SCOTUS case may impact Affordable Care Act

By Amanda Yarger
Reporter

Dr. James Henderson, academic director for MBA Healthcare, has served at Baylor for 34 years. His experience in health economics includes numerous publications and committees. His areas of interest also involve Labor Market Analysis and Financial Analysis. As a scholar in health care economics, Henderson weighs in on the Supreme Court’s decision deciding if subsidies are legal for federal and state exchanges.

What is the background of the King v. Burwell case?

The case is about whether or not the subsidies that are identified in the law [The Affordable Care Act] are payable in only the state exchanges, or whether they can also be paid in the federal exchange. This is very tricky because there are three issues involved: What does the law say? What was the legislative history? And, what was legislative intent?

What does the Affordable Care Act say?

If you read it literally, the law says that subsidies are payable in exchanges created by the state- that’s verbatim what it says and it says it in a couple places. It never says the subsidies are available in exchanges set up by the state.

The way the law is organized, there’s a section on the state established exchanges and immediately following that section is a section on the subsidies that are payable by those exchanges set-up by the state- those are juxtaposed.

Following that is a section on if states choose not to set-up their own exchanges, the federal government will set-up the exchanges. It never talks about subsidies in the federal exchange.

The simple literal interpretation is subsidies in a state exchange, no subsidies in a federal exchange. There’s not a lot of dispute over what the law says literally. Here’s where they start getting into the question that I think they’ll base their decision off of: What’s the legislative history?

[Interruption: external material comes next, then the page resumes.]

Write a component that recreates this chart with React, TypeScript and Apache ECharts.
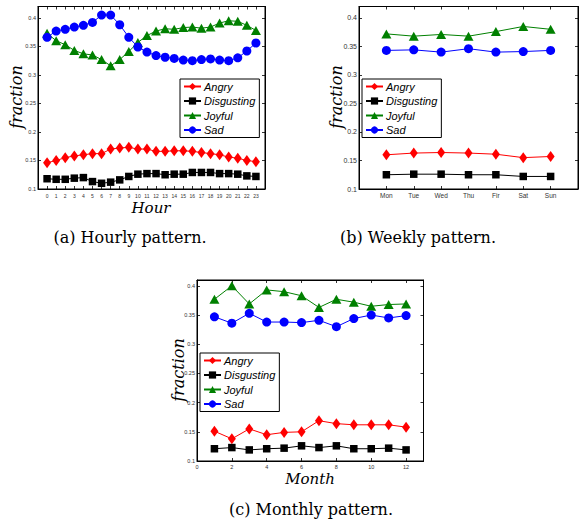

What is the legislative history for the case?

Normal Method of Passing a Bill

When a bill is debated in both houses of congress, the House will come up with a version and the Senate will come up with their own version. They’re never the same.

The House version gets voted on by the House and the Senate version gets voted on by the Senate- if they pass in both Houses, then the bill goes to the Conference Committee, who hammer out differences between the bills and come up with one piece of legislation that then goes back to each separate branch of Congress and these are voted on without amendments.

In this Instance

In this case, the House passed their bill first and then the Senate passed their bill on Christmas Eve 2008, but then they immediately went on recess until January. They come back in 2009 and the new Congress goes into session.

Approximately a week later, Massachusetts had a special election to replace Ted Kennedy who had died in the fall of 2008. Kennedy was replaced by an interim senator, but Massachusetts law requires a special election… Prior to their special election, when the Bill passed the House, the vote was 219 [in favor], and 215 [against].

If three people had changed their vote from in favor to against, the bill wouldn’t have passed. There were zero Republicans that voted in favor of it. In the Senate, the vote was 60 [in favor], and 40 [against].

What’s special in the Senate is if the 60 was 59, the bill wouldn’t have passed from a filibuster. One vote means it doesn’t pass. When Massachusetts elects Scott Brown in their special election, he’s a Republican.

Suddenly the democrats only have 59 votes, so if these two bills go to Conference, which they haven’t because they just came out of recess, if they send them to Conference for a single bill and everybody [keeps their same vote], the bill will pass in the House, but it doesn’t pass in the Senate.

There’s the dilemma, what has to happen? The House re-votes on the Senate Bill and it passes, but it’s the Senate Bill. It doesn’t matter what was in the House Bill because the Senate Bill passed.

How does this impact the Affordable Care Act?

When you look at legislative history, you look at the Senate Bill because that’s what passed. What’s interesting is that, as with most bills, there are versions of the bill as it [gets evaluated]. The last two versions, prior to the bill that passed, both of those had subsidies payable in the federal exchange in them. The final bill, it wasn’t in there. What happened?

The House bill didn’t have federal exchanges in it. They had to have all 60 votes in the Senate to get it to pass and there was one senator who said, ‘This isn’t right; we have to have a federal exchange or I won’t vote for it,’ so they put a federal exchange in it which is why it ends up in the two bills prior to the final bill.

I’m not sure where the evidence is, but some people say it was a conscience decision on the part of the people who wrote the bill to take the federal exchange out.

There was one senator who wanted an incentive for states to set up their own exchange. The incentive would be, if you set up your own exchange, subsidies are available to your own people, if you don’t set up, subsidies aren’t available… It’s going to depend on how the justices interpret the legislative history.

What is the legislative intent?

The Democratic legislators who all voted for it would say ‘we intended the subsidies to be available in the federal exchanges.’ I guess the question is: that may have been the intention, but was that what was written? Is that the bill that got voted on?